- Nyabing
- Coordinates: 33°32′28″S 118°08′56″E﻿ / ﻿33.541°S 118.149°E
- Country: Australia
- State: Western Australia
- LGA(s): Shire of Kent;
- Location: 319 km (198 mi) SE of Perth; 46 km (29 mi) SE of Dumbleyung; 57 km (35 mi) E of Katanning;
- Established: 1912

Government
- • State electorate(s): Roe;
- • Federal division(s): O'Connor;

Area
- • Total: 1,962.5 km^{2} (757.7 sq mi)
- Elevation: 325 m (1,066 ft)

Population
- • Total(s): 260 (SAL 2021)
- Postcode: 6341

= Nyabing, Western Australia =

Town in the Shire of Kent, Western Australia

Nyabing is a small town and locality in the Great Southern region of Western Australia.
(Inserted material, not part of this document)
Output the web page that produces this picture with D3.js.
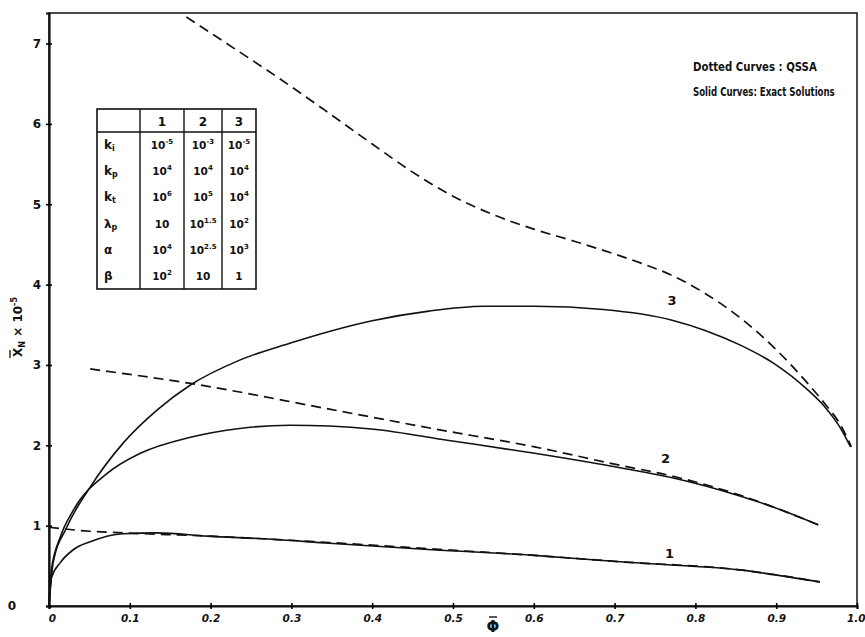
<!DOCTYPE html>
<html>
<head>
<meta charset="utf-8">
<script src="https://cdn.jsdelivr.net/npm/d3@7"></script>
<style>
  html, body { margin: 0; padding: 0; background: #fff; }
  svg { display: block; }
  text { font-family: "DejaVu Sans", sans-serif; fill: #111; }
</style>
</head>
<body>
<svg id="chart" width="865" height="637"></svg>
<script>
// Φ values and X̄N (×10^-5) for the exact solutions (solid) and QSSA (dashed)
const exact1 = [[0,0],[0.003,0.35],[0.014,0.54],[0.030,0.70],[0.051,0.80],[0.092,0.90],[0.134,0.91],[0.196,0.87],[0.277,0.83],[0.347,0.78],[0.474,0.70],[0.601,0.63],[0.707,0.55],[0.770,0.51],[0.855,0.45],[0.897,0.39],[0.954,0.30]];
const exact2 = [[0,0],[0.003,0.45],[0.014,0.86],[0.030,1.19],[0.072,1.65],[0.113,1.90],[0.175,2.10],[0.236,2.21],[0.298,2.25],[0.347,2.24],[0.402,2.20],[0.495,2.06],[0.601,1.90],[0.707,1.72],[0.770,1.60],[0.855,1.37],[0.897,1.23],[0.952,1.01]];
const exact3 = [[0,0],[0.005,0.53],[0.022,0.98],[0.051,1.48],[0.092,2.03],[0.134,2.44],[0.175,2.75],[0.236,3.06],[0.298,3.27],[0.348,3.42],[0.400,3.55],[0.470,3.67],[0.538,3.73],[0.601,3.73],[0.686,3.69],[0.770,3.56],[0.812,3.43],[0.855,3.25],[0.897,3.02],[0.939,2.69],[0.960,2.48],[0.981,2.19],[0.992,1.98]];
const qssa1 = [[0,0.98],[0.051,0.93],[0.092,0.91],[0.196,0.87],[0.347,0.79],[0.474,0.71],[0.601,0.63],[0.707,0.55],[0.855,0.45],[0.954,0.30]];
const qssa2 = [[0.051,2.95],[0.175,2.77],[0.347,2.45],[0.474,2.21],[0.601,1.98],[0.707,1.75],[0.770,1.62],[0.855,1.38],[0.952,1.01]];
const qssa3 = [[0.170,7.33],[0.220,7.00],[0.280,6.60],[0.340,6.18],[0.400,5.75],[0.450,5.40],[0.500,5.10],[0.550,4.87],[0.600,4.69],[0.650,4.54],[0.700,4.38],[0.740,4.24],[0.770,4.12],[0.812,3.89],[0.855,3.59],[0.897,3.22],[0.939,2.77],[0.960,2.52],[0.981,2.23],[0.993,1.98]];

const xTicks = [0,0.1,0.2,0.3,0.4,0.5,0.6,0.7,0.8,0.9,1.0];
const xTickLabels = ["0","0.1","0.2","0.3","0.4","0.5","0.6","0.7","0.8","0.9","1.0"];
const yTicks = [0,1,2,3,4,5,6,7];
const yTickLabels = ["0","1","2","3","4","5","6","7"];

// curve number labels, placed at a Φ / X̄N position
const curveLabels = [["1",0.768,0.60],["2",0.763,1.78],["3",0.771,3.74]];

// notes in the upper right: text and target width
const notes = [["Dotted Curves : QSSA", 71, 124], ["Solid Curves: Exact Solutions", 96, 142]];

// parameter table
const tableHeader = ["1","2","3"];
const tableRows = [
  {sym:"k", sub:"i", vals:[["10","-5"],["10","-3"],["10","-5"]]},
  {sym:"k", sub:"p", vals:[["10","4"],["10","4"],["10","4"]]},
  {sym:"k", sub:"t", vals:[["10","6"],["10","5"],["10","4"]]},
  {sym:"λ", sub:"p", vals:[["10",""],["10","1.5"],["10","2"]]},
  {sym:"α", sub:"",  vals:[["10","4"],["10","2.5"],["10","3"]]},
  {sym:"β", sub:"",  vals:[["10","2"],["10",""],["1",""]]}
];

const svg = d3.select("#chart");
const x = d3.scaleLinear().domain([0, 1]).range([49, 857]);
const y = d3.scaleLinear().domain([0, 7.38]).range([606, 13]);

// frame
svg.append("rect")
  .attr("x", x(0)).attr("y", y(7.38))
  .attr("width", x(1) - x(0)).attr("height", y(0) - y(7.38))
  .attr("fill", "none").attr("stroke", "#111").attr("stroke-width", 1.5);

// axes with small cross ticks
const yAxis = svg.append("g").attr("transform", `translate(${x(0)},0)`)
  .call(d3.axisLeft(y).tickValues(yTicks).tickSize(3).tickFormat((d,i) => yTickLabels[i]));
yAxis.select(".domain").attr("stroke", "#111").attr("stroke-width", 2.2);
yAxis.selectAll(".tick line").attr("x1", -3).attr("x2", 3).attr("stroke-width", 1.6);
yAxis.selectAll(".tick text")
  .attr("x", -8).style("font-size", "12px").style("font-weight", "bold").attr("fill", "#111");
yAxis.selectAll(".tick text").filter(d => d === 0).attr("x", -33);

const xAxis = svg.append("g").attr("transform", `translate(0,${y(0)})`)
  .call(d3.axisBottom(x).tickValues(xTicks).tickSize(3).tickFormat((d,i) => xTickLabels[i]));
xAxis.select(".domain").attr("stroke", "#111").attr("stroke-width", 2);
xAxis.selectAll(".tick line").attr("y1", -3).attr("y2", 3).attr("stroke-width", 1.6);
xAxis.selectAll(".tick text")
  .attr("y", 9).style("font-size", "10.5px").style("font-weight", "bold").style("font-style", "italic").attr("fill", "#111");
xAxis.selectAll(".tick text").filter(d => d === 0).attr("dx", 3);
xAxis.selectAll(".tick text").filter(d => d === 1).attr("text-anchor", "end").attr("dx", 8);

// axis titles
svg.append("text").attr("x", 493).attr("y", 632)
  .attr("text-anchor", "middle").style("font-size", "15px").style("font-weight", "bold")
  .text("Φ");
svg.append("line").attr("x1", 489).attr("x2", 497).attr("y1", 617).attr("y2", 617)
  .attr("stroke", "#111").attr("stroke-width", 1.4);

const yl = svg.append("text")
  .attr("transform", "translate(22,327) rotate(-90)")
  .attr("text-anchor", "middle").style("font-size", "12px").style("font-weight", "bold");
yl.append("tspan").text("X");
yl.append("tspan").attr("dy", 3).style("font-size", "8px").text("N");
yl.append("tspan").attr("dy", -3).text(" × 10");
yl.append("tspan").attr("dy", -5).style("font-size", "8px").text("-5");
// bar over X
svg.append("line").attr("x1", 10).attr("x2", 10).attr("y1", 350).attr("y2", 358)
  .attr("stroke", "#111").attr("stroke-width", 1.3);

// curves
const line = d3.line().x(d => x(d[0])).y(d => y(d[1])).curve(d3.curveMonotoneX);
const solids = [exact1, exact2, exact3];
const dashes = [qssa1, qssa2, qssa3];

svg.append("g").selectAll("path").data(dashes).join("path")
  .attr("d", line).attr("fill", "none").attr("stroke", "#111")
  .attr("stroke-width", 1.7).attr("stroke-dasharray", "10,6");
svg.append("g").selectAll("path").data(solids).join("path")
  .attr("d", line).attr("fill", "none").attr("stroke", "#111")
  .attr("stroke-width", 1.6);

svg.append("g").selectAll("text").data(curveLabels).join("text")
  .attr("x", d => x(d[1])).attr("y", d => y(d[2]))
  .attr("text-anchor", "middle").style("font-size", "13px").style("font-weight", "bold")
  .text(d => d[0]);

// notes, squeezed horizontally to the lettering's narrow width
notes.forEach(([txt, ty, w]) => {
  const t = svg.append("text").attr("x", 0).attr("y", 0)
    .style("font-size", "12.5px").style("font-weight", "bold").text(txt);
  const natural = t.node().getComputedTextLength();
  t.attr("transform", `translate(693,${ty}) scale(${w / natural},1)`);
});

// parameter table
const tb = {left: 97, top: 109, right: 256, headerBottom: 132, bottom: 289};
const colX = [tb.left, 140, 184, 222, tb.right];
const rowH = (tb.bottom - tb.headerBottom) / tableRows.length;
const tg = svg.append("g");
tg.append("rect").attr("x", tb.left).attr("y", tb.top)
  .attr("width", tb.right - tb.left).attr("height", tb.bottom - tb.top)
  .attr("fill", "#fff").attr("stroke", "#111").attr("stroke-width", 1.6);
tg.append("line").attr("x1", tb.left).attr("x2", tb.right)
  .attr("y1", tb.headerBottom).attr("y2", tb.headerBottom)
  .attr("stroke", "#111").attr("stroke-width", 1.4);
tg.selectAll("line.col").data(colX.slice(1, 4)).join("line").attr("class", "col")
  .attr("x1", d => d).attr("x2", d => d).attr("y1", tb.top).attr("y2", tb.bottom)
  .attr("stroke", "#111").attr("stroke-width", 1.4);
tg.selectAll("text.hdr").data(tableHeader).join("text").attr("class", "hdr")
  .attr("x", (d,i) => (colX[i+1] + colX[i+2]) / 2).attr("y", tb.top + 17)
  .attr("text-anchor", "middle").style("font-size", "12px").style("font-weight", "bold")
  .text(d => d);

tableRows.forEach((r, ri) => {
  const cy = tb.headerBottom + rowH * (ri + 0.5) + 4;
  const lab = tg.append("text").attr("x", 104).attr("y", cy)
    .style("font-size", "12px").style("font-weight", "bold");
  lab.append("tspan").text(r.sym);
  if (r.sub) lab.append("tspan").attr("dy", 2).style("font-size", "8px").text(r.sub);
  r.vals.forEach((v, ci) => {
    const t = tg.append("text").attr("x", (colX[ci+1] + colX[ci+2]) / 2).attr("y", cy)
      .attr("text-anchor", "middle").style("font-size", "10.5px").style("font-weight", "bold");
    t.append("tspan").text(v[0]);
    if (v[1]) t.append("tspan").attr("dy", -5).style("font-size", "7px").text(v[1]);
  });
});
</script>
</body>
</html>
The name is of Aboriginal origin and is thought to derive from the Aboriginal word "ne-yameng", which is the name of an everlasting flower Rhodanthe manglesii. It is one of two localities in the Shire of Kent, the other being Pingrup, covering the east of the shire.

==History==
Nyabing and the Shire of Kent are located on the traditional land of the Koreng people of the Noongar nation.

The first Europeans to visit the area were sandalwood cutters, and the first lease taken in the area was by settler John Hassell in 1873.

The townsite was planned in 1911 as part of the Great Southern Railway; the name given to the siding was Nampup. The name Nampup is also Aboriginal in origin and is the name of a local soak. Lots were surveyed later in the year and the town was gazetted in 1912. The name was changed later that year after several complaints that Nampup was too similar to Nannup; the town was renamed to Nyabing.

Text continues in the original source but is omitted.